What's your advice for those working toward publication?

I think the trick is a very careful balance--between writing hard without thinking about selling, and then selling hard (by which I mean hunting for a book deal) without thinking about the possibility of failure. I do believe that a good writer who plugs away will someday publish. You can only fail if you set quantitative expectations like, "I'll publish before I'm 30" or "I'll send this to 51 agents and then quit." I do think you have to listen to your most honest readers and friends, and if one books isn't working, try another. But you can't quit. I have about 30 "dead" picture book manuscripts in a drawer and Scratchy Mountains went through draft after draft before it was accepted. In fact, you can go to my blog and see a rejection letter from the very editor who acquired it! I figure if I can have two books pulled from slush by two different editors, it still happens a good bit.

3 comments:

cindy said...

congratulations, laurel! and great interview!! both books sound like a lot of fun.

Rita said...

What a great, great interview.
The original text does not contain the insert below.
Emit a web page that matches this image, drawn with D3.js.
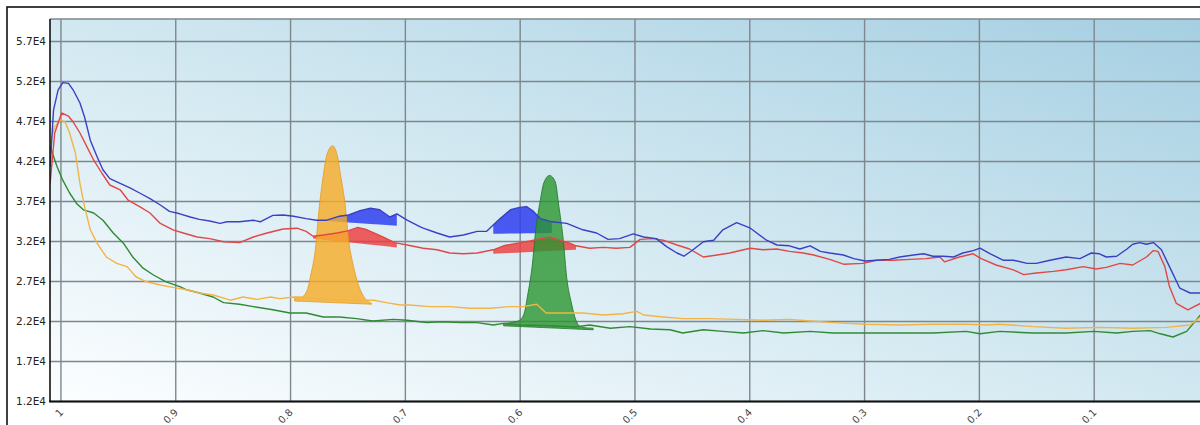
<!DOCTYPE html>
<html>
<head>
<meta charset="utf-8">
<script src="https://cdn.jsdelivr.net/npm/d3@7"></script>
<style>
  html, body { margin: 0; padding: 0; background: #ffffff; }
  svg { display: block; }
</style>
</head>
<body>
<svg id="chart" width="1200" height="425"></svg>
<script>
// ---------------- DATA ----------------
const xTicks = [1, 0.9, 0.8, 0.7, 0.6, 0.5, 0.4, 0.3, 0.2, 0.1];
const xTickLabels = ["1", "0.9", "0.8", "0.7", "0.6", "0.5", "0.4", "0.3", "0.2", "0.1"];
const yTicks = [12000, 17000, 22000, 27000, 32000, 37000, 42000, 47000, 52000, 57000];
const yTickLabels = ["1.2E4", "1.7E4", "2.2E4", "2.7E4", "3.2E4", "3.7E4", "4.2E4", "4.7E4", "5.2E4", "5.7E4"];

const blueSeries = [[1.009,41300],[1.006,48400],[1.002,50900],[0.998,51800],[0.993,51700],[0.989,50900],[0.983,49250],[0.979,47500],[0.974,44600],[0.968,42500],[0.963,40900],[0.957,39800],[0.948,39200],[0.939,38600],[0.931,38000],[0.922,37300],[0.913,36500],[0.905,35700],[0.896,35400],[0.887,35000],[0.879,34700],[0.870,34500],[0.861,34200],[0.855,34400],[0.844,34400],[0.832,34600],[0.826,34400],[0.815,35200],[0.806,35250],[0.797,35100],[0.786,34800],[0.777,34600],[0.768,34600],[0.757,35100],[0.749,35250],[0.739,35800],[0.730,36100],[0.722,35900],[0.713,35000],[0.707,35400],[0.698,34600],[0.687,33800],[0.684,33600],[0.672,33000],[0.661,32500],[0.649,32750],[0.637,33200],[0.629,33200],[0.623,34000],[0.617,34800],[0.608,35900],[0.600,36200],[0.594,36300],[0.588,35700],[0.582,34800],[0.572,34400],[0.559,34200],[0.545,33400],[0.533,33000],[0.523,32200],[0.513,32300],[0.501,32900],[0.492,32500],[0.481,32300],[0.472,31300],[0.463,30500],[0.457,30100],[0.449,30900],[0.440,31900],[0.431,32100],[0.423,33400],[0.411,34300],[0.399,33600],[0.385,32100],[0.376,31500],[0.365,31400],[0.356,31000],[0.347,31400],[0.338,30700],[0.330,30500],[0.318,30250],[0.309,29800],[0.299,29500],[0.289,29600],[0.278,29700],[0.269,30000],[0.257,30250],[0.248,30400],[0.240,30100],[0.231,30100],[0.222,30000],[0.214,30500],[0.205,30800],[0.199,31100],[0.190,30400],[0.179,29600],[0.170,29600],[0.158,29200],[0.150,29200],[0.138,29600],[0.124,30000],[0.112,29800],[0.102,30500],[0.095,30400],[0.089,30000],[0.080,30100],[0.071,31000],[0.066,31600],[0.060,31800],[0.054,31600],[0.048,31800],[0.041,30900],[0.034,28800],[0.025,26100],[0.016,25500],[0.007,25500]];

const redSeries = [[1.009,39200],[1.005,45500],[0.999,48000],[0.993,47600],[0.989,46900],[0.983,45500],[0.977,43800],[0.971,42100],[0.964,40500],[0.957,39000],[0.948,38400],[0.941,37100],[0.931,36300],[0.922,35500],[0.913,34200],[0.902,33400],[0.893,33000],[0.881,32500],[0.870,32300],[0.858,31900],[0.844,31800],[0.832,32500],[0.820,33000],[0.806,33500],[0.794,33600],[0.786,33200],[0.780,32600],[0.771,32750],[0.759,33000],[0.749,33300],[0.741,33700],[0.733,33400],[0.725,32900],[0.716,32300],[0.709,31800],[0.698,31500],[0.684,31100],[0.672,30900],[0.661,30500],[0.649,30400],[0.637,30500],[0.623,30900],[0.614,31400],[0.603,31700],[0.591,32000],[0.582,32300],[0.574,32500],[0.565,32100],[0.556,31700],[0.551,31400],[0.539,31100],[0.527,31200],[0.516,31100],[0.504,31200],[0.495,32200],[0.484,32300],[0.475,32100],[0.463,31500],[0.452,31000],[0.440,30000],[0.428,30250],[0.417,30500],[0.405,30900],[0.399,31100],[0.388,30900],[0.376,31000],[0.365,30700],[0.353,30500],[0.344,30250],[0.330,29700],[0.318,29100],[0.301,29200],[0.289,29600],[0.275,29600],[0.260,29700],[0.246,29800],[0.234,30000],[0.230,29400],[0.217,30000],[0.205,30400],[0.198,29800],[0.185,29000],[0.170,28400],[0.161,27800],[0.150,28000],[0.135,28200],[0.124,28400],[0.109,28800],[0.098,28500],[0.089,28700],[0.077,29200],[0.066,29000],[0.054,30000],[0.048,30800],[0.044,30700],[0.038,28800],[0.034,26300],[0.028,24200],[0.018,23400],[0.007,24200]];

const orangeSeries = [[1.009,44200],[1.005,46300],[1.000,47100],[0.996,46900],[0.992,45500],[0.987,43000],[0.983,39200],[0.979,36300],[0.974,33400],[0.968,31700],[0.960,30000],[0.951,29200],[0.942,28800],[0.934,27500],[0.925,26900],[0.913,26500],[0.902,26200],[0.890,25900],[0.879,25500],[0.867,25250],[0.852,24600],[0.841,25000],[0.829,24700],[0.817,25000],[0.809,24800],[0.797,25000],[0.774,24750],[0.748,24600],[0.727,24600],[0.716,24300],[0.704,24000],[0.696,24000],[0.678,23800],[0.661,23800],[0.643,23600],[0.626,23600],[0.608,23800],[0.597,23800],[0.585,24100],[0.577,23000],[0.562,23000],[0.545,23000],[0.527,22750],[0.510,22900],[0.498,23200],[0.492,22750],[0.475,22500],[0.458,22300],[0.434,22300],[0.411,22200],[0.388,22100],[0.365,22200],[0.347,22000],[0.327,21800],[0.298,21600],[0.269,21500],[0.240,21600],[0.211,21600],[0.193,21500],[0.182,21600],[0.153,21300],[0.124,21100],[0.095,21200],[0.066,21100],[0.037,21200],[0.016,21500],[0.007,22500]];

const greenSeries = [[1.009,43800],[1.003,41300],[0.998,39600],[0.992,38000],[0.986,36700],[0.980,35900],[0.971,35500],[0.963,34600],[0.954,33000],[0.945,31700],[0.937,30000],[0.928,28600],[0.919,27750],[0.908,26900],[0.896,26300],[0.890,25900],[0.879,25500],[0.867,25000],[0.858,24300],[0.844,24100],[0.832,23800],[0.815,23400],[0.800,23000],[0.786,23000],[0.771,22500],[0.757,22500],[0.742,22300],[0.728,22000],[0.710,22200],[0.698,22100],[0.687,21900],[0.681,21800],[0.667,21900],[0.652,21800],[0.637,21800],[0.623,21500],[0.614,21700],[0.600,21500],[0.574,21400],[0.552,21250],[0.539,21500],[0.521,21100],[0.504,21300],[0.486,21000],[0.469,20900],[0.458,20500],[0.440,20900],[0.423,20700],[0.405,20500],[0.388,20800],[0.370,20500],[0.347,20700],[0.327,20500],[0.298,20500],[0.269,20500],[0.240,20500],[0.211,20700],[0.199,20400],[0.182,20700],[0.153,20500],[0.124,20500],[0.100,20700],[0.080,20500],[0.066,20700],[0.051,20800],[0.042,20400],[0.031,20000],[0.019,20700],[0.007,22750]];

// large shaded peaks: top outline, and the base value at the first and last point
const orangePeak = [[0.796,25000],[0.790,25000],[0.785,25900],[0.782,27750],[0.778,30900],[0.775,35600],[0.771,40250],[0.768,42750],[0.763,43900],[0.759,42750],[0.756,40250],[0.752,36500],[0.749,32100],[0.745,29000],[0.741,26750],[0.736,25100],[0.729,24200]];
const orangePeakBase = [24500, 24100];
const greenPeak = [[0.614,21700],[0.604,21900],[0.600,22100],[0.596,23000],[0.593,25250],[0.589,29000],[0.586,33400],[0.582,37100],[0.579,39250],[0.574,40200],[0.569,39400],[0.566,36500],[0.562,32100],[0.559,27400],[0.555,24300],[0.551,22100],[0.546,21200],[0.536,21100]];
const greenPeakBase = [21400, 20900];

// highlighted regions under the blue / red traces: x range and base values
const blueBandFrom = [0.768, 0.623];
const blueBandTo = [0.707, 0.572];
const blueBandBase = [[34500, 33900], [32900, 33000]];
const redBandFrom = [0.780, 0.623];
const redBandTo = [0.707, 0.551];
const redBandBase = [[32300, 31200], [30400, 30900]];

// ---------------- LAYOUT ----------------
const svg = d3.select("#chart");
const W = 1200, H = 425;
const plot = { left: 50, top: 19, right: 1200, bottom: 401 };
const pw = plot.right - plot.left, ph = plot.bottom - plot.top;

const x = d3.scaleLinear().domain([1.0091, 0.0074]).range([plot.left, plot.right]);
const y = d3.scaleLinear().domain([12000, 59750]).range([plot.bottom, plot.top]);

svg.append("rect").attr("width", W).attr("height", H).attr("fill", "#ffffff");

const defs = svg.append("defs");
const grad = defs.append("linearGradient").attr("id", "bg")
  .attr("x1", 0).attr("y1", 1).attr("x2", 1).attr("y2", 0);
grad.append("stop").attr("offset", 0).attr("stop-color", "#fcfeff");
grad.append("stop").attr("offset", 0.5).attr("stop-color", "#d2e8f1");
grad.append("stop").attr("offset", 1).attr("stop-color", "#a5cfe2");
defs.append("clipPath").attr("id", "clip").append("rect")
  .attr("x", plot.left).attr("y", plot.top).attr("width", pw).attr("height", ph);

// outer frame
svg.append("rect").attr("x", 7).attr("y", 7).attr("width", 1210).attr("height", 440)
  .attr("fill", "none").attr("stroke", "#111").attr("stroke-width", 1.6);

// plot background
svg.append("rect").attr("x", plot.left).attr("y", plot.top).attr("width", pw).attr("height", ph)
  .attr("fill", "url(#bg)");

// grid via axes
const gy = svg.append("g").attr("transform", `translate(${plot.left},0)`)
  .call(d3.axisLeft(y).tickValues(yTicks).tickFormat((d, i) => yTickLabels[i]).tickSize(-pw).tickPadding(4));
gy.select(".domain").remove();
gy.selectAll(".tick line").attr("stroke", "#7e878b").attr("stroke-width", 1.4);
gy.selectAll(".tick text").attr("x", -4).attr("fill", "#222")
  .style("font-family", "'DejaVu Sans', Verdana, sans-serif").style("font-size", "10.5px");

const gx = svg.append("g").attr("transform", `translate(0,${plot.bottom})`)
  .call(d3.axisBottom(x).tickValues(xTicks).tickFormat((d, i) => xTickLabels[i]).tickSize(-ph).tickPadding(0));
gx.select(".domain").remove();
gx.selectAll(".tick line").attr("stroke", "#7e878b").attr("stroke-width", 1.4);
gx.selectAll(".tick text")
  .attr("y", 0).attr("dy", 0)
  .attr("text-anchor", "end")
  .attr("transform", "translate(3,12) rotate(-45)")
  .attr("fill", "#444")
  .style("font-family", "'DejaVu Sans', Verdana, sans-serif").style("font-size", "10px");

// top border of plot
svg.append("line").attr("x1", plot.left).attr("x2", plot.right).attr("y1", plot.top).attr("y2", plot.top)
  .attr("stroke", "#7e878b").attr("stroke-width", 1.6);

const g = svg.append("g").attr("clip-path", "url(#clip)");

function interp(series, xv) {
  for (let i = 0; i < series.length - 1; i++) {
    const a = series[i], b = series[i + 1];
    if ((xv <= a[0] && xv >= b[0])) {
      const s = d3.scaleLinear().domain([a[0], b[0]]).range([a[1], b[1]]);
      return s(xv);
    }
  }
  return series[series.length - 1][1];
}

function bandArea(series, from, to, base) {
  const pts = [[from, interp(series, from)]]
    .concat(series.filter(d => d[0] < from && d[0] > to))
    .concat([[to, interp(series, to)]]);
  const baseScale = d3.scaleLinear().domain([from, to]).range(base);
  return d3.area().x(d => x(d[0])).y1(d => y(d[1])).y0(d => y(baseScale(d[0])))(pts);
}
function peakArea(pts, base) {
  const baseScale = d3.scaleLinear().domain([pts[0][0], pts[pts.length - 1][0]]).range(base);
  return d3.area().curve(d3.curveMonotoneX).x(d => x(d[0])).y1(d => y(d[1])).y0(d => y(baseScale(d[0])))(pts);
}

// bands
blueBandFrom.forEach((f, i) => {
  g.append("path").attr("d", bandArea(blueSeries, f, blueBandTo[i], blueBandBase[i]))
    .attr("fill", "#2f3ff0").attr("fill-opacity", 0.85);
});
redBandFrom.forEach((f, i) => {
  g.append("path").attr("d", bandArea(redSeries, f, redBandTo[i], redBandBase[i]))
    .attr("fill", "#ee3a3a").attr("fill-opacity", 0.8);
});

// peaks
g.append("path").attr("d", peakArea(orangePeak, orangePeakBase))
  .attr("fill", "#f5ac2a").attr("fill-opacity", 0.82)
  .attr("stroke", "#e39a20").attr("stroke-width", 0.8);
g.append("path").attr("d", peakArea(greenPeak, greenPeakBase))
  .attr("fill", "#2a9630").attr("fill-opacity", 0.8)
  .attr("stroke", "#1e7322").attr("stroke-width", 0.8);

// lines
const line = d3.line().x(d => x(d[0])).y(d => y(d[1]));
[[greenSeries, "#2f8a33"], [orangeSeries, "#f2b445"], [redSeries, "#e04848"], [blueSeries, "#3a40c4"]]
  .forEach(([s, c]) => {
    g.append("path").attr("d", line(s)).attr("fill", "none")
      .attr("stroke", c).attr("stroke-width", 1.4).attr("stroke-linejoin", "round");
  });

// axis lines
svg.append("line").attr("x1", plot.left).attr("x2", plot.left).attr("y1", plot.top).attr("y2", plot.bottom + 1)
  .attr("stroke", "#111").attr("stroke-width", 1.6);
svg.append("line").attr("x1", plot.left - 1).attr("x2", plot.right).attr("y1", plot.bottom + 0.5).attr("y2", plot.bottom + 0.5)
  .attr("stroke", "#111").attr("stroke-width", 2.2);
</script>
</body>
</html>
I have been eagerly awaiting The Slidy Diner because I am a huge fan of the illustrator, Jaime Zollars. How delightful to find this perspective by the author! Now I can't wait to look up Up and Down the Scratchy Mountains as well. I love the word Bewilderness!!

Thanks for sharing the great insight!

anna j said...

indeed, congratulations to you, Laurel! i'm so excited to hear your good news as it's been many years now since i got to benefit from your editing genius: you are a wonderful writer and deserving of many more successes!